What the exercise asks:
Do not repeat pictures. Repeat exactly the lines of the listing below from its first line through the line with "(0,0) rectangle (731,538);".

Dataset extract:
= = = =
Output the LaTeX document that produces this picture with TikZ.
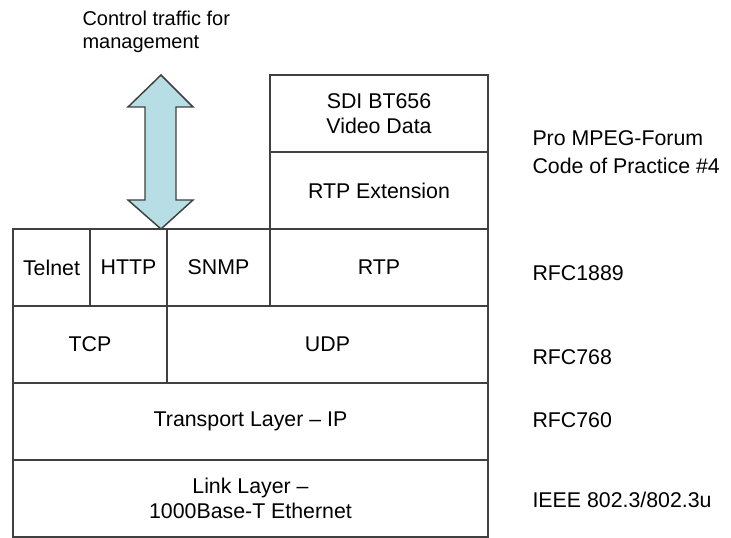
\documentclass[tikz,border=0pt]{standalone}
\usepackage{fontspec}
\setmainfont{Liberation Sans}

\tikzset{every picture/.style={line width=0.75pt}}
\tikzset{
	layer/.style={draw={rgb, 255:red, 64; green, 64; blue, 64 }, line width=1.1pt, inner sep=0pt, align=center,
		minimum width={#1*0.75pt}, minimum height=57.75pt, font=\fontsize{16pt}{19pt}\selectfont},
	note/.style={anchor=west, inner sep=0pt, align=left, font=\fontsize{16pt}{19pt}\selectfont}}

\begin{document}
\begin{tikzpicture}[x=0.75pt,y=0.75pt,yscale=-1,xscale=1]
	\useasboundingbox (0,0) rectangle (731,538);

	%Shape: Rectangle -- video stack
	\node [layer=218] (sdi) at (379,113.5) {SDI BT656\\Video Data};
	\node [layer=218] (rtpext) at (379,190.5) {RTP Extension};
	%Shape: Rectangle -- application row
	\node [layer=77] (telnet) at (51.5,267.5) {Telnet};
	\node [layer=77] (http) at (128.5,267.5) {HTTP};
	\node [layer=103] (snmp) at (218.5,267.5) {SNMP};
	\node [layer=218] (rtp) at (379,267.5) {RTP};
	%Shape: Rectangle -- transport row
	\node [layer=154] (tcp) at (90,344.5) {TCP};
	\node [layer=321] (udp) at (327.5,344.5) {UDP};
	%Shape: Rectangle -- lower layers
	\node [layer=475] (ip) at (250.5,421.5) {Transport Layer -- IP};
	\node [layer=475] (link) at (250.5,498.5) {Link Layer --\\1000Base-T Ethernet};

	%Shape: Up Down Arrow
	\draw [draw={rgb, 255:red, 64; green, 64; blue, 64 }, fill={rgb, 255:red, 183; green, 221; blue, 229 }, line width=1.1pt]
		(161,75) -- (193,107) -- (176,107) -- (176,200) -- (193,200) -- (161,229) -- (128,200) -- (145,200) -- (145,107) -- (128,107) -- cycle ;

	% Text Node
	\node [note, font=\fontsize{15pt}{17.25pt}\selectfont] (ctrl) at (82,31.5) {Control traffic for\\management};
	% Text Node
	\node [note] (mpeg) at (532,152) {Pro MPEG-Forum\\[2pt]Code of Practice \#4};
	% Text Node
	\node [note] (rfcrtp) at (532,273) {RFC1889};
	% Text Node
	\node [note] (rfcudp) at (532,357) {RFC768};
	% Text Node
	\node [note] (rfcip) at (532,420) {RFC760};
	% Text Node
	\node [note] (ieee) at (532,500) {IEEE 802.3/802.3u};

\end{tikzpicture}
\end{document}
= = = =
Written solution:
Output the LaTeX document that produces this picture with TikZ.
\documentclass[tikz,border=0pt]{standalone}
\usepackage{fontspec}
\setmainfont{Liberation Sans}

\tikzset{every picture/.style={line width=0.75pt}}
\tikzset{
	layer/.style={draw={rgb, 255:red, 64; green, 64; blue, 64 }, line width=1.1pt, inner sep=0pt, align=center,
		minimum width={#1*0.75pt}, minimum height=57.75pt, font=\fontsize{16pt}{19pt}\selectfont},
	note/.style={anchor=west, inner sep=0pt, align=left, font=\fontsize{16pt}{19pt}\selectfont}}

\begin{document}
\begin{tikzpicture}[x=0.75pt,y=0.75pt,yscale=-1,xscale=1]
	\useasboundingbox (0,0) rectangle (731,538);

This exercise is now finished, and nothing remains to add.